The analysis reveals a wide gap in corporate income tax rates between Singapore and Australia. Singapore’s corporate income tax rate stands at less than 9% for profits up to S$300,000 and flat 17% above S$300,000. On the other hand, Australia’s corporate tax rate of flat 30% is almost the double that of Singapore.
Additionally, Singapore’s territorial system of taxation lends itself an advantageous position over Australia. Singapore resident companies are taxed only on income that arises from Singapore or when foreign sourced income is remitted into Singapore. The income sourced overseas and retained outside the country is not taxable. In comparison, Australian resident companies pay corporate tax on their worldwide profits.
One of the other interesting aspects of the study is the differences in the tax treatment of dividends between the two countries.
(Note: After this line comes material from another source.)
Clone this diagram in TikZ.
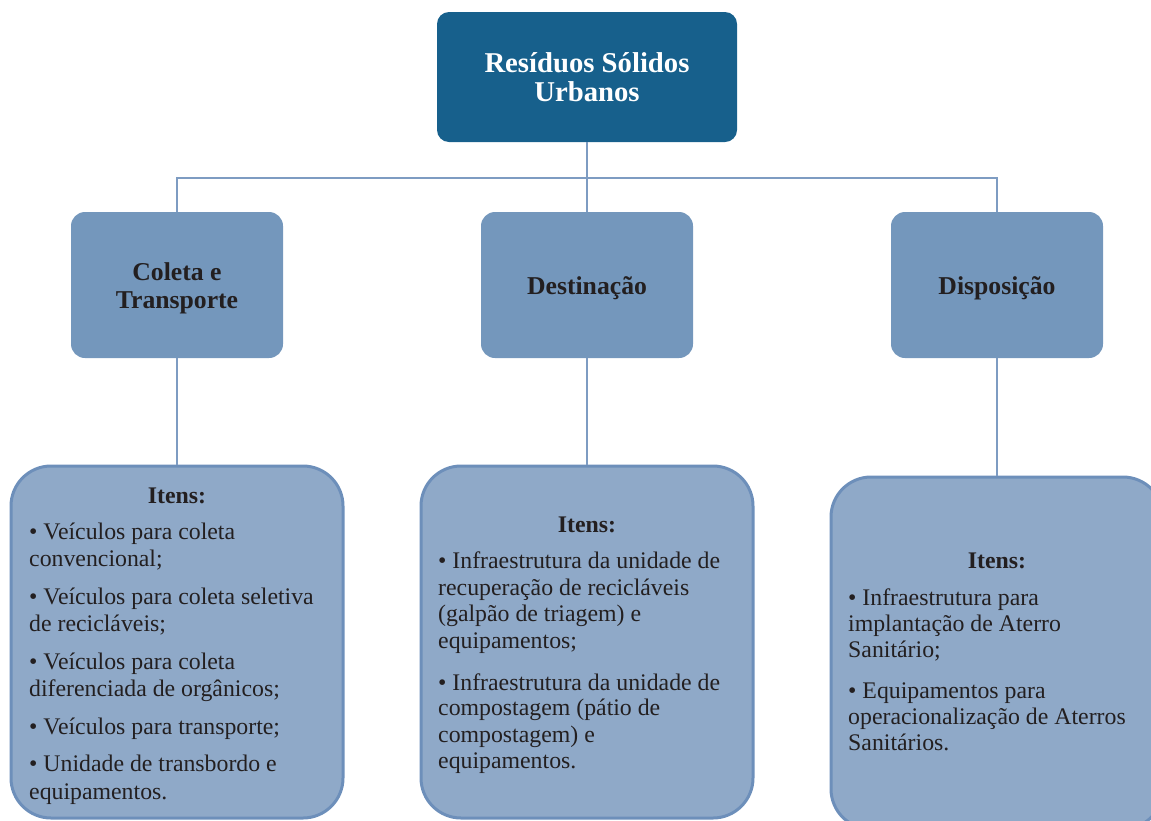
\documentclass[tikz,border=0pt]{standalone}
\usepackage{fontspec}
\setmainfont{Liberation Serif}
\definecolor{topc}{HTML}{17608C}
\definecolor{midc}{HTML}{7497BC}
\definecolor{botfill}{HTML}{8FA9C8}
\definecolor{botdraw}{HTML}{6D8FBA}
\definecolor{linec}{HTML}{7E9CC2}
\definecolor{textc}{HTML}{231F20}
\tikzset{
  topbox/.style={fill=topc, draw=none, rounded corners=12pt, minimum width=300pt, minimum height=130pt,
    text=white, font=\bfseries\fontsize{28.7}{29.5}\selectfont, align=center, inner sep=0pt},
  midbox/.style={fill=midc, draw=none, rounded corners=14pt, minimum width=212pt, minimum height=146pt,
    text=textc, font=\bfseries\fontsize{25.7}{28}\selectfont, align=center, inner sep=0pt},
  botbox/.style={fill=botfill, draw=botdraw, line width=3pt, rounded corners=40pt, minimum width=332pt, minimum height=352pt, inner sep=0pt},
  conn/.style={draw=linec, line width=2.6pt},
  itemtxt/.style={anchor=base west, inner sep=0pt, text=textc, font=\fontsize{23.8}{27}\selectfont},
  headtxt/.style={anchor=base, inner sep=0pt, text=textc, font=\bfseries\fontsize{23.8}{27}\selectfont},
}
\begin{document}
\begin{tikzpicture}[x=1pt, y=-1pt]
\useasboundingbox (0,0) rectangle (1151,820);
\clip (0,0) rectangle (1151,820);
% nodes
\node[topbox] (top) at (587,77) {Resíduos Sólidos\\Urbanos};
\node[midbox] (c1) at (177,285) {};
\node[midbox] (c2) at (587,285) {};
\node[midbox] (c3) at (997,285) {};
\node[midbox, fill=none, minimum width=0pt, minimum height=0pt] (t1) at (177,288) {Coleta e\\Transporte};
\node[midbox, fill=none, minimum width=0pt, minimum height=0pt] (t2) at (587,288.5) {Destinação};
\node[midbox, fill=none, minimum width=0pt, minimum height=0pt] (t3) at (997,288.5) {Disposição};
\coordinate (bus) at (587,178);
% connectors
\draw[conn] (top.south) -- (bus);
\draw[conn] (c1.north) |- (bus) -| (c3.north);
\draw[conn] (bus) -- (c2.north);
\node[botbox] (b1) at (177,642) {};
\node[botbox] (b2) at (587,642) {};
\node[botbox] (b3) at (997,653) {};
\draw[conn] (c1.south) -- (b1.north);
\draw[conn] (c2.south) -- (b2.north);
\draw[conn] (c3.south) -- (b3.north);
% left texts
\node[headtxt] (h1) at (177,503) {Itens:};
\node[itemtxt] (l1) at (29,539) {• Veículos para coleta};
\node[itemtxt] (l2) at (29,566.5) {convencional;};
\node[itemtxt] (l3) at (29,604) {• Veículos para coleta seletiva};
\node[itemtxt] (l4) at (29,631.5) {de recicláveis;};
\node[itemtxt] (l5) at (29,669) {• Veículos para coleta};
\node[itemtxt] (l6) at (29,696.5) {diferenciada de orgânicos;};
\node[itemtxt] (l7) at (29,734) {• Veículos para transporte;};
\node[itemtxt] (l8) at (29,771.5) {• Unidade de transbordo e};
\node[itemtxt] (l9) at (29,799) {equipamentos.};
% middle texts
\node[headtxt] (h2) at (587,532) {Itens:};
\node[itemtxt] (m1) at (438,568.3) {• Infraestrutura da unidade de};
\node[itemtxt] (m2) at (438,595) {recuperação de recicláveis};
\node[itemtxt] (m3) at (438,621.7) {(galpão de triagem) e};
\node[itemtxt] (m4) at (438,648) {equipamentos;};
\node[itemtxt] (m5) at (438,690) {• Infraestrutura da unidade de};
\node[itemtxt] (m6) at (438,715.5) {compostagem (pátio de};
\node[itemtxt] (m7) at (438,742) {compostagem) e};
\node[itemtxt] (m8) at (438,768.5) {equipamentos.};
% right texts
\node[headtxt] (h3) at (997,568) {Itens:};
\node[itemtxt] (r1) at (848,605) {• Infraestrutura para};
\node[itemtxt] (r2) at (848,631) {implantação de Aterro};
\node[itemtxt] (r3) at (848,657) {Sanitário;};
\node[itemtxt] (r4) at (848,698) {• Equipamentos para};
\node[itemtxt] (r5) at (848,724.5) {operacionalização de Aterros};
\node[itemtxt] (r6) at (848,750) {Sanitários.};
\end{tikzpicture}
\end{document}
Under Singapore’s single-tier tax system, tax paid by a company on its profits is the final tax and all dividends paid to its shareholders are exempt from further taxation. In contrast, resident shareholders in Australia receive a tax credit on their dividends only when it is declared in their personal tax returns. Non-resident shareholders are not eligible for any such tax credits.
Indirect tax such as VAT or GST is an area of concern for most businesses, as it increases the selling price of goods and services. While Australia’s VAT rate is 10%, Singapore’s GST rate stands at 7%.
Most companies and entrepreneurs who are looking at business opportunities in foreign locations are naturally concerned with the problem of double taxation. This is where tax treaties play an important role as they enable companies to access relief from double taxation, either by way of tax credit, tax exemption or a reduced tax rate. Singapore has concluded nearly 70 treaties while Australia has around 42 treaties in place.
According to Andrew Chen, a spokesperson from the Singapore Company that released the tax analysis report, “we have noticed that more companies these days are looking to structure their operations at a minimum tax cost. The question of where to set up a business has become as important as what, when, why and how to set up a business. Amongst various factors, it is the degree of tax friendliness of a given country that is being given most importance by entrepreneurs. Singapore’s tax system is one of the main reasons companies choose Singapore as their Asia Pacific headquarters or regional base.”
The study confirms that Singapore adopts a more progressive and flexible tax system as compared to Australia. With its tax friendly policy, Singapore offers companies and entrepreneurs better business prospects in an increasingly complex and volatile global environment.